#### EXERCISE TASK
All of the listing below must be repeated word for word. Pictures are the only thing to omit.

--- Start of SUPPLIED INFORMATION ---

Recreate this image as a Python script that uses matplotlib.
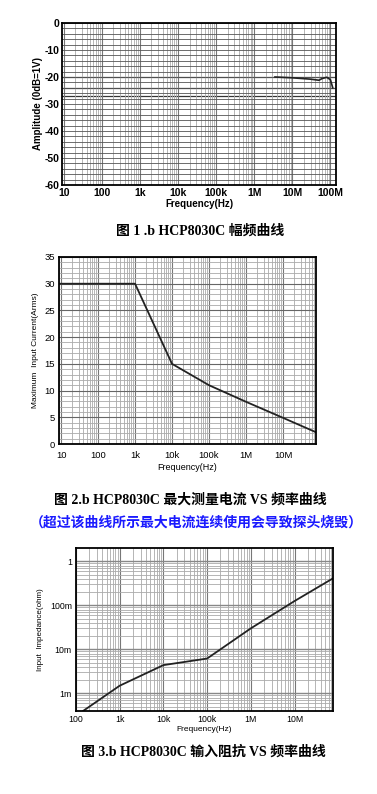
import numpy as np
import matplotlib.pyplot as plt
from matplotlib.ticker import FixedLocator, NullFormatter, MultipleLocator

plt.rcParams['font.family'] = ['Liberation Sans', 'DejaVu Sans']
plt.rcParams['axes.unicode_minus'] = False

# Figure 1: amplitude vs frequency
amp_freq = [3.5e6, 1e7, 3e7, 5e7, 6e7, 8e7, 1e8, 1.15e8]
amp_db = [-20.0, -20.3, -20.8, -21.2, -20.6, -20.1, -21.0, -24.0]

# Figure 2: max input current vs frequency
cur_freq = [8.8, 1e3, 1e4, 1e5, 1e6, 1e7, 7.8e7]
cur_arms = [30, 30, 15, 11.0, 7.9, 4.9, 2.2]

# Figure 3: input impedance vs frequency
imp_freq = [145, 1e3, 1e4, 1e5, 1e6, 1e7, 7.6e7]
imp_ohm = [4.0e-4, 1.5e-3, 4.4e-3, 6.2e-3, 3.0e-2, 1.25e-1, 4.1e-1]

freq_ticks = [10, 100, 1e3, 1e4, 1e5, 1e6, 1e7, 1e8]
freq_labels = ['10', '100', '1k', '10k', '100k', '1M', '10M', '100M']

W, H = 377, 794
fig = plt.figure(figsize=(W / 100, H / 100), dpi=100)


def box(l, t, r, b):
    return fig.add_axes([l / W, (H - b) / H, (r - l) / W, (b - t) / H])


def log_grid(ax, lo, hi):
    minors = [m * 10.0 ** e for e in range(0, 9) for m in range(2, 10)]
    ax.xaxis.set_minor_locator(FixedLocator([v for v in minors if lo < v < hi]))
    ax.xaxis.set_minor_formatter(NullFormatter())
    ax.grid(True, which='major', axis='x', color='#777777', lw=0.8)
    ax.grid(True, which='minor', axis='x', color='#aaaaaa', lw=0.6)
    ax.tick_params(which='both', length=0, pad=3)
    for s in ax.spines.values():
        s.set_linewidth(1.3)


title_font = ['Liberation Serif', 'Noto Sans CJK SC']

# ---- chart 1
ax1 = box(62, 23, 336, 185)
ax1.plot(amp_freq, amp_db, color='#222222', lw=1.2)
ax1.set_xscale('log')
ax1.set_xlim(9, 1.4e8)
ax1.set_ylim(-60, 0)
ax1.set_xticks(freq_ticks)
ax1.set_xticklabels(freq_labels)
ax1.yaxis.set_major_locator(MultipleLocator(10))
ax1.yaxis.set_minor_locator(MultipleLocator(2))
log_grid(ax1, 9, 1.4e8)
ax1.grid(True, which='both', axis='y', color='#555555', lw=0.6)
for yv in [-20, -24, -27]:
    ax1.axhline(yv, color='#333333', lw=0.9, zorder=1)
ax1.tick_params(labelsize=7.5, pad=2)
for lab in ax1.get_xticklabels() + ax1.get_yticklabels():
    lab.set_fontweight('bold')
ax1.set_xlabel('Frequency(Hz)', fontsize=7, fontweight='bold', labelpad=1)
ax1.set_ylabel('Amplitude (0dB=1V)', fontsize=7, fontweight='bold', labelpad=1)
fig.text(200 / W, 1 - 231 / H, '图 1 .b HCP8030C 幅频曲线', ha='center', va='center',
         fontsize=10, fontweight='bold', family=title_font)

# ---- chart 2
ax2 = box(59, 257, 316, 444)
ax2.plot(cur_freq, cur_arms, color='#222222', lw=1.3)
ax2.set_xscale('log')
ax2.set_xlim(8.8, 7.8e7)
ax2.set_ylim(0, 35)
ax2.set_xticks(freq_ticks[:-1])
ax2.set_xticklabels(freq_labels[:-1])
ax2.yaxis.set_major_locator(MultipleLocator(5))
ax2.yaxis.set_minor_locator(MultipleLocator(1))
log_grid(ax2, 8.8, 7.8e7)
ax2.grid(True, which='major', axis='y', color='#666666', lw=0.8)
ax2.grid(True, which='minor', axis='y', color='#aaaaaa', lw=0.6)
ax2.tick_params(labelsize=6.8)
ax2.tick_params(axis='x', pad=5)
ax2.set_xlabel('Frequency(Hz)', fontsize=6.5, labelpad=2)
ax2.set_ylabel('Maximum  Input Current(Arms)', fontsize=6, labelpad=4)
fig.text(190 / W, 1 - 500 / H, '图 2.b HCP8030C 最大测量电流 VS 频率曲线', ha='center',
         va='center', fontsize=10, fontweight='bold', family=title_font)
fig.text(196 / W, 1 - 523 / H, '（超过该曲线所示最大电流连续使用会导致探头烧毁）', ha='center',
         va='center', fontsize=10, fontweight='bold', color='#1a1aff', family=title_font)

# ---- chart 3
ax3 = box(76, 548, 333, 711)
ax3.plot(imp_freq, imp_ohm, color='#222222', lw=1.3)
ax3.set_xscale('log')
ax3.set_yscale('log')
ax3.set_xlim(100, 7.6e7)
ax3.set_ylim(4e-4, 2)
ax3.set_xticks(freq_ticks[1:-1])
ax3.set_xticklabels(freq_labels[1:-1])
ax3.set_yticks([1e-3, 1e-2, 1e-1, 1])
ax3.set_yticklabels(['1m', '10m', '100m', '1'])
yminors = [m * 10.0 ** e for e in range(-4, 1) for m in range(2, 10)]
ax3.yaxis.set_minor_locator(FixedLocator([v for v in yminors if 4e-4 < v < 2]))
ax3.yaxis.set_minor_formatter(NullFormatter())
log_grid(ax3, 100, 7.6e7)
ax3.grid(True, which='major', axis='y', color='#888888', lw=1.0)
ax3.grid(True, which='minor', axis='y', color='#aaaaaa', lw=0.6)
ax3.tick_params(labelsize=6.3)
ax3.set_xlabel('Frequency(Hz)', fontsize=6, labelpad=1)
ax3.set_ylabel('Input  Impedance(ohm)', fontsize=5.8, labelpad=4)
fig.text(203 / W, 1 - 752 / H, '图 3.b HCP8030C 输入阻抗 VS 频率曲线', ha='center',
         va='center', fontsize=10, fontweight='bold', family=title_font)

fig.savefig('out.png', dpi=100)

--- End of SUPPLIED INFORMATION ---

#### ANSWER FOR THE TASK
Recreate this image as a Python script that uses matplotlib.
import numpy as np
import matplotlib.pyplot as plt
from matplotlib.ticker import FixedLocator, NullFormatter, MultipleLocator

plt.rcParams['font.family'] = ['Liberation Sans', 'DejaVu Sans']
plt.rcParams['axes.unicode_minus'] = False

# Figure 1: amplitude vs frequency
amp_freq = [3.5e6, 1e7, 3e7, 5e7, 6e7, 8e7, 1e8, 1.15e8]
amp_db = [-20.0, -20.3, -20.8, -21.2, -20.6, -20.1, -21.0, -24.0]

# Figure 2: max input current vs frequency
cur_freq = [8.8, 1e3, 1e4, 1e5, 1e6, 1e7, 7.8e7]
cur_arms = [30, 30, 15, 11.0, 7.9, 4.9, 2.2]

# Figure 3: input impedance vs frequency
imp_freq = [145, 1e3, 1e4, 1e5, 1e6, 1e7, 7.6e7]
imp_ohm = [4.0e-4, 1.5e-3, 4.4e-3, 6.2e-3, 3.0e-2, 1.25e-1, 4.1e-1]

freq_ticks = [10, 100, 1e3, 1e4, 1e5, 1e6, 1e7, 1e8]
freq_labels = ['10', '100', '1k', '10k', '100k', '1M', '10M', '100M']

W, H = 377, 794
fig = plt.figure(figsize=(W / 100, H / 100), dpi=100)


def box(l, t, r, b):
    return fig.add_axes([l / W, (H - b) / H, (r - l) / W, (b - t) / H])


def log_grid(ax, lo, hi):
    minors = [m * 10.0 ** e for e in range(0, 9) for m in range(2, 10)]
    ax.xaxis.set_minor_locator(FixedLocator([v for v in minors if lo < v < hi]))
    ax.xaxis.set_minor_formatter(NullFormatter())
    ax.grid(True, which='major', axis='x', color='#777777', lw=0.8)
    ax.grid(True, which='minor', axis='x', color='#aaaaaa', lw=0.6)
    ax.tick_params(which='both', length=0, pad=3)
    for s in ax.spines.values():
        s.set_linewidth(1.3)


title_font = ['Liberation Serif', 'Noto Sans CJK SC']

# ---- chart 1
ax1 = box(62, 23, 336, 185)
ax1.plot(amp_freq, amp_db, color='#222222', lw=1.2)
ax1.set_xscale('log')
ax1.set_xlim(9, 1.4e8)
ax1.set_ylim(-60, 0)
ax1.set_xticks(freq_ticks)
ax1.set_xticklabels(freq_labels)
ax1.yaxis.set_major_locator(MultipleLocator(10))
ax1.yaxis.set_minor_locator(MultipleLocator(2))
log_grid(ax1, 9, 1.4e8)
ax1.grid(True, which='both', axis='y', color='#555555', lw=0.6)
for yv in [-20, -24, -27]:
    ax1.axhline(yv, color='#333333', lw=0.9, zorder=1)
ax1.tick_params(labelsize=7.5, pad=2)
for lab in ax1.get_xticklabels() + ax1.get_yticklabels():
    lab.set_fontweight('bold')
ax1.set_xlabel('Frequency(Hz)', fontsize=7, fontweight='bold', labelpad=1)
ax1.set_ylabel('Amplitude (0dB=1V)', fontsize=7, fontweight='bold', labelpad=1)
fig.text(200 / W, 1 - 231 / H, '图 1 .b HCP8030C 幅频曲线', ha='center', va='center',
         fontsize=10, fontweight='bold', family=title_font)

# ---- chart 2
ax2 = box(59, 257, 316, 444)
ax2.plot(cur_freq, cur_arms, color='#222222', lw=1.3)
ax2.set_xscale('log')
ax2.set_xlim(8.8, 7.8e7)
ax2.set_ylim(0, 35)
ax2.set_xticks(freq_ticks[:-1])
ax2.set_xticklabels(freq_labels[:-1])
ax2.yaxis.set_major_locator(MultipleLocator(5))
ax2.yaxis.set_minor_locator(MultipleLocator(1))
log_grid(ax2, 8.8, 7.8e7)
ax2.grid(True, which='major', axis='y', color='#666666', lw=0.8)
ax2.grid(True, which='minor', axis='y', color='#aaaaaa', lw=0.6)
ax2.tick_params(labelsize=6.8)
ax2.tick_params(axis='x', pad=5)
ax2.set_xlabel('Frequency(Hz)', fontsize=6.5, labelpad=2)
ax2.set_ylabel('Maximum  Input Current(Arms)', fontsize=6, labelpad=4)
fig.text(190 / W, 1 - 500 / H, '图 2.b HCP8030C 最大测量电流 VS 频率曲线', ha='center',
         va='center', fontsize=10, fontweight='bold', family=title_font)
fig.text(196 / W, 1 - 523 / H, '（超过该曲线所示最大电流连续使用会导致探头烧毁）', ha='center',
         va='center', fontsize=10, fontweight='bold', color='#1a1aff', family=title_font)

# ---- chart 3
ax3 = box(76, 548, 333, 711)
ax3.plot(imp_freq, imp_ohm, color='#222222', lw=1.3)
ax3.set_xscale('log')
ax3.set_yscale('log')
ax3.set_xlim(100, 7.6e7)
ax3.set_ylim(4e-4, 2)
ax3.set_xticks(freq_ticks[1:-1])
ax3.set_xticklabels(freq_labels[1:-1])
ax3.set_yticks([1e-3, 1e-2, 1e-1, 1])
ax3.set_yticklabels(['1m', '10m', '100m', '1'])
yminors = [m * 10.0 ** e for e in range(-4, 1) for m in range(2, 10)]
ax3.yaxis.set_minor_locator(FixedLocator([v for v in yminors if 4e-4 < v < 2]))
ax3.yaxis.set_minor_formatter(NullFormatter())
log_grid(ax3, 100, 7.6e7)
ax3.grid(True, which='major', axis='y', color='#888888', lw=1.0)
ax3.grid(True, which='minor', axis='y', color='#aaaaaa', lw=0.6)
ax3.tick_params(labelsize=6.3)
ax3.set_xlabel('Frequency(Hz)', fontsize=6, labelpad=1)
ax3.set_ylabel('Input  Impedance(ohm)', fontsize=5.8, labelpad=4)
fig.text(203 / W, 1 - 752 / H, '图 3.b HCP8030C 输入阻抗 VS 频率曲线', ha='center',
         va='center', fontsize=10, fontweight='bold', family=title_font)

fig.savefig('out.png', dpi=100)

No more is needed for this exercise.